Melihat suplai ruang perkantoran yang masih sangat banyak dan belum terserap pasar, mungkin menunda ekspansi hingga kondisi perekonomian membaik menjadi langkah bijak bagi pelaku usaha bisnis sewa ruang. Karenanya, dibutuhkan dukungan lebih dari pemerintah agar mereka dapat bertahan dari tekanan krisis ekonomi dan pandemi, yang tak seorang pun tahu kapan akan berakhir.
Dengan kondisi yang serba susah seperti sekarang, mungkin menjadi kurang fair jika asumsi net profit 33% masih dijadikan dasar penetapan tarif PPh final yang baru atas sewa tanah dan bangunan.

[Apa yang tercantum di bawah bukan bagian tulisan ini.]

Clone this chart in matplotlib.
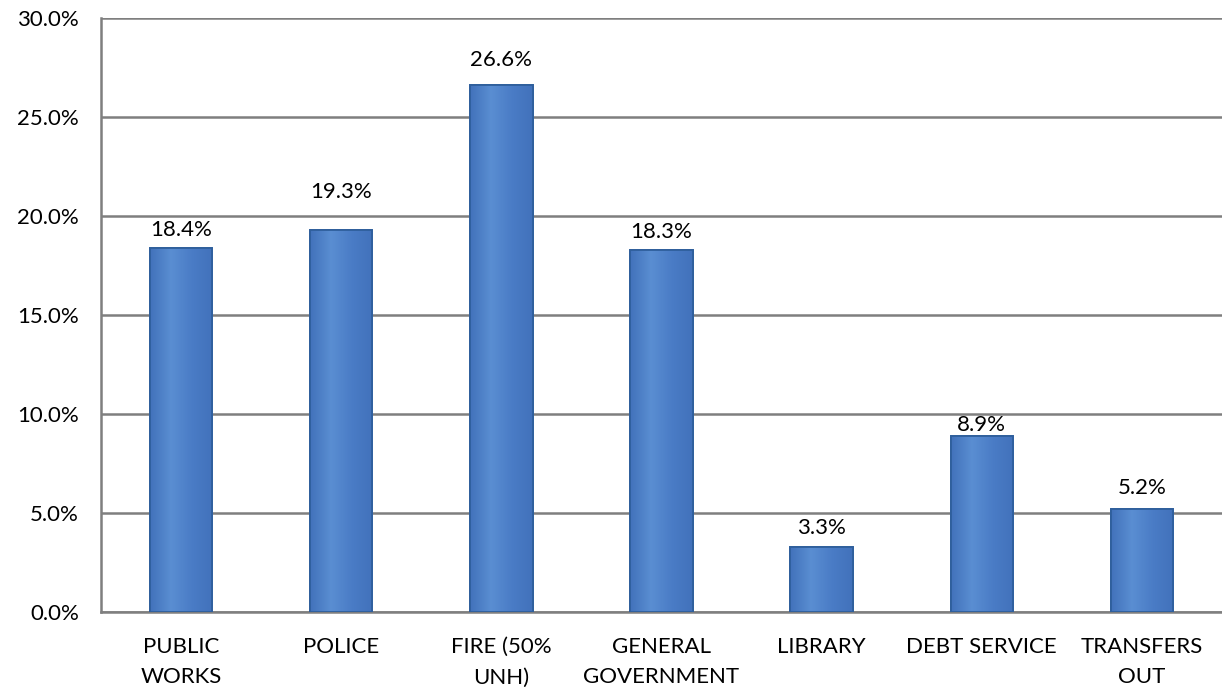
import matplotlib.pyplot as plt
import numpy as np
from matplotlib.colors import LinearSegmentedColormap

categories = ['PUBLIC\nWORKS', 'POLICE', 'FIRE (50%\nUNH)', 'GENERAL\nGOVERNMENT',
              'LIBRARY', 'DEBT SERVICE', 'TRANSFERS\nOUT']
shares = [18.4, 19.3, 26.6, 18.3, 3.3, 8.9, 5.2]
yticks = [0, 5, 10, 15, 20, 25, 30]

# how far each value label sits above its bar (points)
label_gap = [8.6, 23, 13.7, 8.6, 9.4, 3.6, 10.8]

plt.rcParams['font.family'] = ['Lato', 'DejaVu Sans']

fig = plt.figure(figsize=(12.22, 6.94), dpi=100)
ax = fig.add_axes([0.0827, 0.1182, 0.9173, 0.8559])

x = np.arange(len(categories))
bars = ax.bar(x, shares, width=0.39, color='#4a7bc6', edgecolor='#2f5f9c',
              linewidth=1.3, zorder=3)

# soft horizontal shading inside each bar
shade = LinearSegmentedColormap.from_list('shade', ['#4272bb', '#5a8ed2', '#4a7cc6', '#4272bb'])
grad = np.linspace(0, 1, 64).reshape(1, -1)
for b in bars:
    x0, w, h = b.get_x(), b.get_width(), b.get_height()
    im = ax.imshow(grad, cmap=shade, aspect='auto', extent=(x0, x0 + w, 0, h),
                   zorder=3.5, interpolation='bicubic')
    im.set_clip_path(b)
    ax.bar(b.get_x() + w / 2, h, width=w, fill=False, edgecolor='#2f5f9c',
           linewidth=1.3, zorder=4)

for xi, v, gap in zip(x, shares, label_gap):
    ax.annotate(f'{v:.1f}%', (xi, v), xytext=(0, gap), textcoords='offset points',
                ha='center', va='baseline', fontsize=16, color='black', zorder=5)

ax.set_ylim(0, 30)
ax.set_xlim(-0.5, len(categories) - 0.5)
ax.set_yticks(yticks)
ax.set_yticklabels([f'{t:.1f}%' for t in yticks], fontsize=16)
ax.set_xticks(x)
ax.set_xticklabels(categories, fontsize=16, linespacing=1.65)
ax.tick_params(axis='both', length=0)
ax.tick_params(axis='y', pad=16)
ax.tick_params(axis='x', pad=18)

ax.grid(axis='y', color='#7f7f7f', linewidth=1.8, zorder=0)
ax.set_axisbelow(True)
for side in ['top', 'right']:
    ax.spines[side].set_visible(False)
ax.spines['left'].set_color('#7f7f7f')
ax.spines['left'].set_linewidth(1.8)
ax.spines['bottom'].set_color('#7f7f7f')
ax.spines['bottom'].set_linewidth(1.8)

fig.savefig('out.png', dpi=100)
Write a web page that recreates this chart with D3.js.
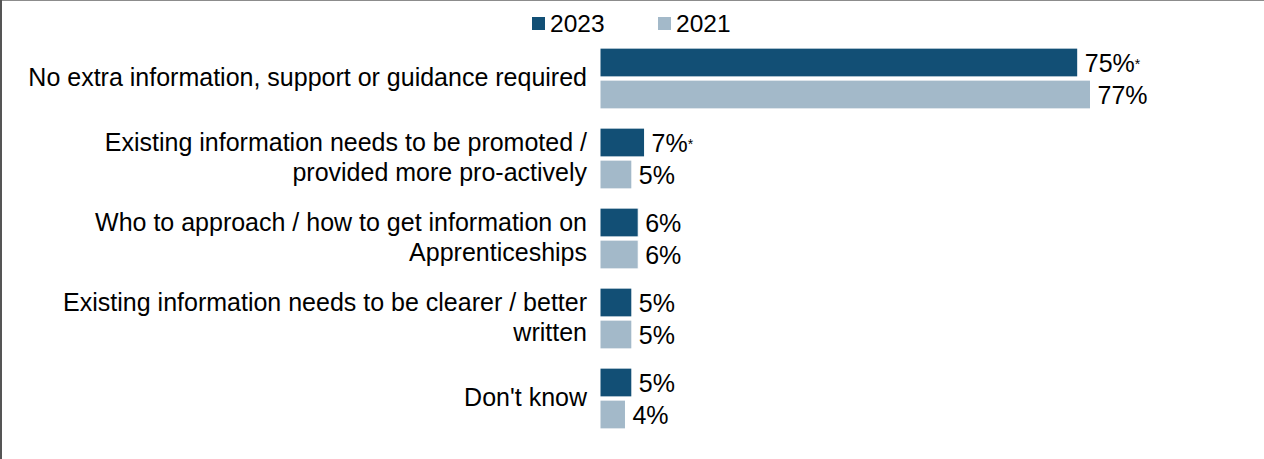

Sudah pasti potensi keuntungan yang bakal diterima pengusaha persewaan properti turun drastis seiring dengan anjloknya permintaan. Untuk itu, idealnya tarif PPh final dipangkas dari 10% menjadi lebih rendah dari 6%.

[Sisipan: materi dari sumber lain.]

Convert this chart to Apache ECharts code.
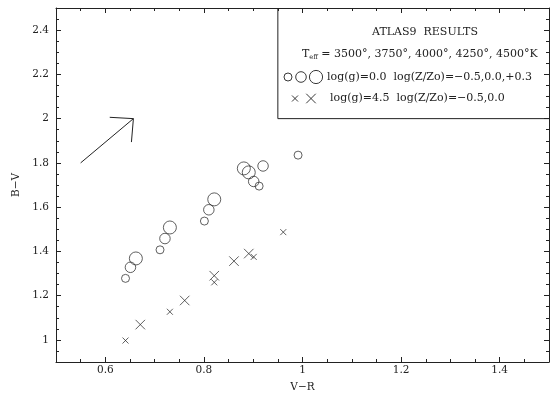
<!DOCTYPE html>
<html><head><meta charset="utf-8">
<script src="https://cdn.jsdelivr.net/npm/echarts@6/dist/echarts.min.js"></script>
<style>html,body{margin:0;padding:0;background:#fff}#c{width:560px;height:398px}</style>
</head><body><div id="c"></div>
<script>
// ---- data ----
const circleVR   = [0.641,0.651,0.662, 0.711,0.721,0.731, 0.801,0.810,0.821, 0.881,0.891,0.901,0.912,0.920,0.991];
const circleBV   = [1.278,1.328,1.368, 1.407,1.458,1.508, 1.537,1.588,1.635, 1.775,1.757,1.716,1.695,1.786,1.835];
const circleLogZ = [-0.5,0.0,0.3, -0.5,0.0,0.3, -0.5,0.0,0.3, 0.3,0.3,0.0,-0.5,0.0,-0.5];
const crossVR    = [0.641,0.671,0.731,0.761,0.821,0.821,0.861,0.891,0.901,0.961];
const crossBV    = [0.997,1.069,1.127,1.178,1.290,1.260,1.356,1.390,1.375,1.487];
const crossLogZ  = [-0.5,0.0,-0.5,0.0,0.0,-0.5,0.0,0.0,-0.5,-0.5];
const arrowShaft = [[0.55,1.8],[0.657,2.0]];
const arrowHead  = [[0.609,2.006],[0.657,2.0],[0.653,1.894]];
const legendBox  = [[0.95,2.5],[0.95,2.0],[1.5,2.0]];
const xTickLabels = ['0.6','0.8','1','1.2','1.4'];
const yTickLabels = ['1','1.2','1.4','1.6','1.8','2','2.2','2.4'];
const legendTitle = 'ATLAS9  RESULTS';
const legendTeff  = ' = 3500°, 3750°, 4000°, 4250°, 4500°K';
const legendGiant = 'log(g)=0.0  log(Z/Zo)=−0.5,0.0,+0.3';
const legendDwarf = 'log(g)=4.5  log(Z/Zo)=−0.5,0.0';

// ---- styling ----
const FONT = '"DejaVu Serif", serif';
const INK = '#222';
const circleSize = z => z < -0.2 ? 8 : (z < 0.15 ? 10.5 : 13);
const crossSize  = z => z < -0.2 ? 6 : 9.5;
const CROSS = 'path://M0,0L10,10M0,10L10,0';

const chart = echarts.init(document.getElementById('c'), null, {renderer:'canvas'});
const fmt = list => v => { const s = String(Math.round(v*100)/100); return list.includes(s) ? s : ''; };

function axisBase(labels, show) {
  return {
    type:'value', interval:0.05,
    axisLine:{show:true, onZero:false, lineStyle:{color:INK, width:1}},
    axisTick:{show:true, inside:true, length:3, lineStyle:{color:INK, width:1}},
    splitLine:{show:false},
    axisLabel:{show:show, formatter:fmt(labels), color:INK, fontFamily:FONT, fontSize:10.5},
  };
}
function majorOverlay(labels, min, max, position) {
  return {
    type:'value', min, max, interval:0.05, position, offset:0,
    axisLine:{show:false, onZero:false},
    axisTick:{show:true, inside:true, length:5, customValues:labels.map(Number), lineStyle:{color:INK, width:1}},
    axisLabel:{show:false}, splitLine:{show:false}
  };
}
const xMain = Object.assign(axisBase(xTickLabels, true), {min:0.5, max:1.5, position:'bottom',
  name:'V−R', nameLocation:'middle', nameGap:20, nameTextStyle:{color:INK, fontFamily:FONT, fontSize:10.5}});
xMain.axisLabel.margin = 3;
const xTop = Object.assign(axisBase(xTickLabels, false), {min:0.5, max:1.5, position:'top'});
const yMain = Object.assign(axisBase(yTickLabels, true), {min:0.9, max:2.5, position:'left',
  name:'B−V', nameLocation:'middle', nameGap:34, nameTextStyle:{color:INK, fontFamily:FONT, fontSize:10.5}});
yMain.axisLabel.margin = 7;
const yRight = Object.assign(axisBase(yTickLabels, false), {min:0.9, max:2.5, position:'right'});

function crossLines(cx, cy, s) {
  const h = s/2;
  return [
    {type:'line', shape:{x1:cx-h,y1:cy-h,x2:cx+h,y2:cy+h}, style:{stroke:INK, lineWidth:0.9}},
    {type:'line', shape:{x1:cx-h,y1:cy+h,x2:cx+h,y2:cy-h}, style:{stroke:INK, lineWidth:0.9}}
  ];
}
const txt = (x, y, text, align) => ({type:'text', x, y, style:{text, fill:INK, font:'11px '+FONT, textAlign:align||'left', textVerticalAlign:'middle'}});

const graphic = [
  txt(425, 32, legendTitle, 'center'),
  {type:'text', x:302, y:54, style:{text:'{t|T}{s|eff}{t|'+legendTeff+'}', fill:INK, textVerticalAlign:'middle',
     rich:{t:{fontFamily:FONT, fontSize:11, fill:INK}, s:{fontFamily:FONT, fontSize:6.5, fill:INK, padding:[6,0,0,0]}}}},
  {type:'circle', shape:{cx:288, cy:77, r:4}, style:{fill:'none', stroke:INK, lineWidth:0.9}},
  {type:'circle', shape:{cx:301, cy:77, r:5.3}, style:{fill:'none', stroke:INK, lineWidth:0.9}},
  {type:'circle', shape:{cx:316, cy:77, r:6.6}, style:{fill:'none', stroke:INK, lineWidth:0.9}},
  txt(327, 77, legendGiant),
  ...crossLines(295, 98.5, 6),
  ...crossLines(311, 98.5, 9.5),
  txt(330, 98.5, legendDwarf),
];

chart.setOption({
  animation:false,
  backgroundColor:'#fff',
  grid:{left:56, right:11, top:8, bottom:34, containLabel:false},
  xAxis:[xMain, xTop, majorOverlay(xTickLabels,0.5,1.5,'bottom'), majorOverlay(xTickLabels,0.5,1.5,'top')],
  yAxis:[yMain, yRight, majorOverlay(yTickLabels,0.9,2.5,'left'), majorOverlay(yTickLabels,0.9,2.5,'right')],
  graphic,
  series:[
    {type:'scatter', xAxisIndex:0, yAxisIndex:0, symbol:'circle',
     data: circleVR.map((x,i)=>({value:[x, circleBV[i]], symbolSize:circleSize(circleLogZ[i])})),
     itemStyle:{color:'rgba(0,0,0,0)', borderColor:INK, borderWidth:0.9}, emphasis:{disabled:true}},
    {type:'scatter', xAxisIndex:0, yAxisIndex:0, symbol:CROSS,
     data: crossVR.map((x,i)=>({value:[x, crossBV[i]], symbolSize:crossSize(crossLogZ[i])})),
     itemStyle:{color:'rgba(0,0,0,0)', borderColor:INK, borderWidth:0.9}, emphasis:{disabled:true}},
    {type:'line', xAxisIndex:0, yAxisIndex:0, data:arrowShaft, symbol:'none', lineStyle:{color:INK, width:1}, silent:true},
    {type:'line', xAxisIndex:0, yAxisIndex:0, data:arrowHead, symbol:'none', lineStyle:{color:INK, width:1}, silent:true},
    {type:'line', xAxisIndex:0, yAxisIndex:0, data:legendBox, symbol:'none', clip:false, lineStyle:{color:INK, width:1}, silent:true},
  ]
});
</script></body></html>
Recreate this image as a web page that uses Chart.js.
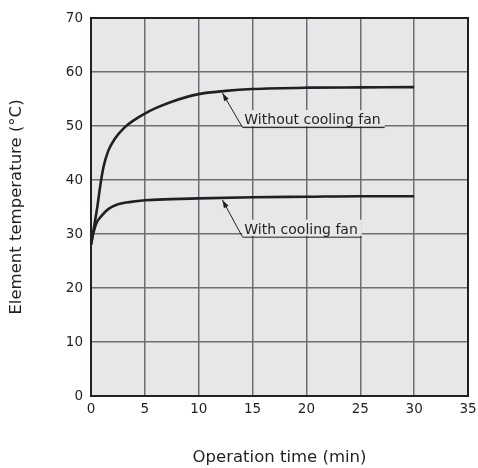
<!DOCTYPE html>
<html lang="en">
<head>
  <meta charset="UTF-8">
  <title>Element temperature vs operation time</title>
  <script src="https://cdn.jsdelivr.net/npm/chart.js"></script>
  <style>
    html, body { margin: 0; padding: 0; background: #ffffff; }
    #wrap { width: 478px; height: 468px; }
  </style>
</head>
<body>
  <div id="wrap"><canvas id="tempChart" width="478" height="468"></canvas></div>

  <script>
    // curve without fan
    const timeNoFan = [0, 0.3, 0.6, 0.85, 1.15, 1.6, 2.2, 3.1, 4, 5, 6, 7.5, 10, 12.5, 15, 20, 25, 30];
    const tempNoFan = [28, 31.5, 35.2, 38.8, 42.3, 45.4, 47.6, 49.7, 51.1, 52.3, 53.3, 54.5, 55.9, 56.5, 56.85, 57.1, 57.15, 57.2];

    // curve with fan
    const timeFan = [0, 0.2, 0.5, 1, 1.6, 2.5, 3.7, 5, 7.5, 10, 15, 20, 25, 30];
    const tempFan = [28, 30, 32, 33.4, 34.6, 35.5, 35.95, 36.25, 36.45, 36.6, 36.8, 36.9, 37, 37];

    const xTicks = [0, 5, 10, 15, 20, 25, 30, 35];
    const yTicks = [0, 10, 20, 30, 40, 50, 60, 70];

    // callouts: arrow tip on the curve, label corner (data units)
    const callouts = [
      { text: 'Without cooling fan', tip: [12.2, 56.1], corner: [14.05, 49.8] },
      { text: 'With cooling fan', tip: [12.2, 36.3], corner: [14.05, 29.5] }
    ];

    const ink = '#231f20';
    const plotBg = '#e6e7e8';
    const font = 'DejaVu Sans';

    const pairs = (xs, ys) => xs.map((x, i) => ({ x: x, y: ys[i] }));

    const plotDecor = {
      id: 'plotDecor',
      beforeDraw(chart) {
        const { ctx, chartArea: a } = chart;
        ctx.save();
        ctx.fillStyle = plotBg;
        ctx.fillRect(a.left, a.top, a.right - a.left, a.bottom - a.top);
        ctx.restore();
      },
      beforeDatasetsDraw(chart) {
        const { ctx, chartArea: a } = chart;
        ctx.save();
        ctx.strokeStyle = ink;
        ctx.lineWidth = 2;
        ctx.strokeRect(a.left, a.top, a.right - a.left, a.bottom - a.top);
        ctx.restore();
      },
      afterDatasetsDraw(chart) {
        const { ctx, scales } = chart;
        ctx.save();
        ctx.font = '14px "' + font + '"';
        callouts.forEach(c => {
          const tx = scales.x.getPixelForValue(c.tip[0]);
          const ty = scales.y.getPixelForValue(c.tip[1]);
          const cx = scales.x.getPixelForValue(c.corner[0]);
          const cy = scales.y.getPixelForValue(c.corner[1]);
          const w = ctx.measureText(c.text).width + 6;

          // box behind the label hides the grid
          ctx.fillStyle = plotBg;
          ctx.fillRect(cx, cy - 17, w, 16);

          ctx.fillStyle = ink;
          ctx.textBaseline = 'alphabetic';
          ctx.fillText(c.text, cx + 2, cy - 3);

          ctx.strokeStyle = ink;
          ctx.lineWidth = 1;
          ctx.beginPath();
          ctx.moveTo(cx, cy + 0.5);
          ctx.lineTo(cx + w, cy + 0.5);
          ctx.moveTo(cx, cy);
          ctx.lineTo(tx, ty);
          ctx.stroke();

          // arrow head
          const ang = Math.atan2(ty - cy, tx - cx);
          const len = 8, half = 2.6;
          ctx.fillStyle = ink;
          ctx.beginPath();
          ctx.moveTo(tx, ty);
          ctx.lineTo(tx - len * Math.cos(ang) + half * Math.sin(ang), ty - len * Math.sin(ang) - half * Math.cos(ang));
          ctx.lineTo(tx - len * Math.cos(ang) - half * Math.sin(ang), ty - len * Math.sin(ang) + half * Math.cos(ang));
          ctx.closePath();
          ctx.fill();
        });
        ctx.restore();
      }
    };

    const lineStyle = {
      showLine: true,
      borderColor: ink,
      borderWidth: 2.6,
      pointRadius: 0,
      fill: false,
      cubicInterpolationMode: 'monotone'
    };

    new Chart(document.getElementById('tempChart'), {
      type: 'scatter',
      data: {
        datasets: [
          Object.assign({ label: 'Without cooling fan', data: pairs(timeNoFan, tempNoFan) }, lineStyle),
          Object.assign({ label: 'With cooling fan', data: pairs(timeFan, tempFan) }, lineStyle)
        ]
      },
      options: {
        responsive: false,
        animation: false,
        layout: { padding: { top: 18, right: 10, left: 0, bottom: 0 } },
        plugins: { legend: { display: false }, tooltip: { enabled: false } },
        scales: {
          x: {
            type: 'linear',
            min: 0, max: 35,
            afterBuildTicks: s => { s.ticks = xTicks.map(v => ({ value: v })); },
            afterFit: s => { s.height = 72; s.paddingRight = 0; s.paddingLeft = 0; },
            ticks: { color: ink, padding: 5, font: { family: font, size: 13.5 } },
            grid: { color: '#6d6e71', lineWidth: 1.5, drawTicks: false },
            border: { display: false },
            title: {
              display: true, text: 'Operation time (min)', color: ink,
              font: { family: font, size: 16.5 }, padding: { top: 0, bottom: 0 }
            }
          },
          y: {
            type: 'linear',
            min: 0, max: 70,
            afterBuildTicks: s => { s.ticks = yTicks.map(v => ({ value: v })); },
            afterFit: s => { s.width = 91; s.paddingTop = 0; s.paddingBottom = 0; },
            ticks: { color: ink, padding: 8, font: { family: font, size: 13.5 } },
            grid: { color: '#6d6e71', lineWidth: 1.5, drawTicks: false },
            border: { display: false },
            title: {
              display: true, text: 'Element temperature (°C)', color: ink,
              font: { family: font, size: 16.5 }, padding: { top: 7, bottom: 0 }
            }
          }
        }
      },
      plugins: [plotDecor]
    });
  </script>
</body>
</html>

Pertanyaannya kemudian, kapan sebaiknya pemangkasan tarif PPh Final dilakukan?
Melihat kondisi ekonomi dan sosial yang jauh dari kata normal, saat ini mungkin waktu yang sangat tepat bagi pemerintah untuk memangkas tarif PPh final, khususnya atas sewa tanah dan bangunan. Sesuai janji DJP, evaluasi kebijakan memang harus dilakukan tahun 2020, yang sejatinya tinggal menyisakan waktu sekitar sebulan.
Dengan kata lain, saat ini momentumnya tidak hanya tepat, tapi memang menuntut pemerintah melakukan kebijakan extra ordinary secara cepat, tepat, dan akurat.
Tiga kata terakhir sejatinya tidak hanya untuk pemangkasan tarif PPf final, tetapi wajib hukumnya bagi semua kebijakan. Terlebih di tengah resesi, pandemi, dan riuhnya penolakan publik atas pembahasan dan pengesahan Undang-Undang Cipta Kerja yang terkesan tergesa-gesa dan kurang terbuka.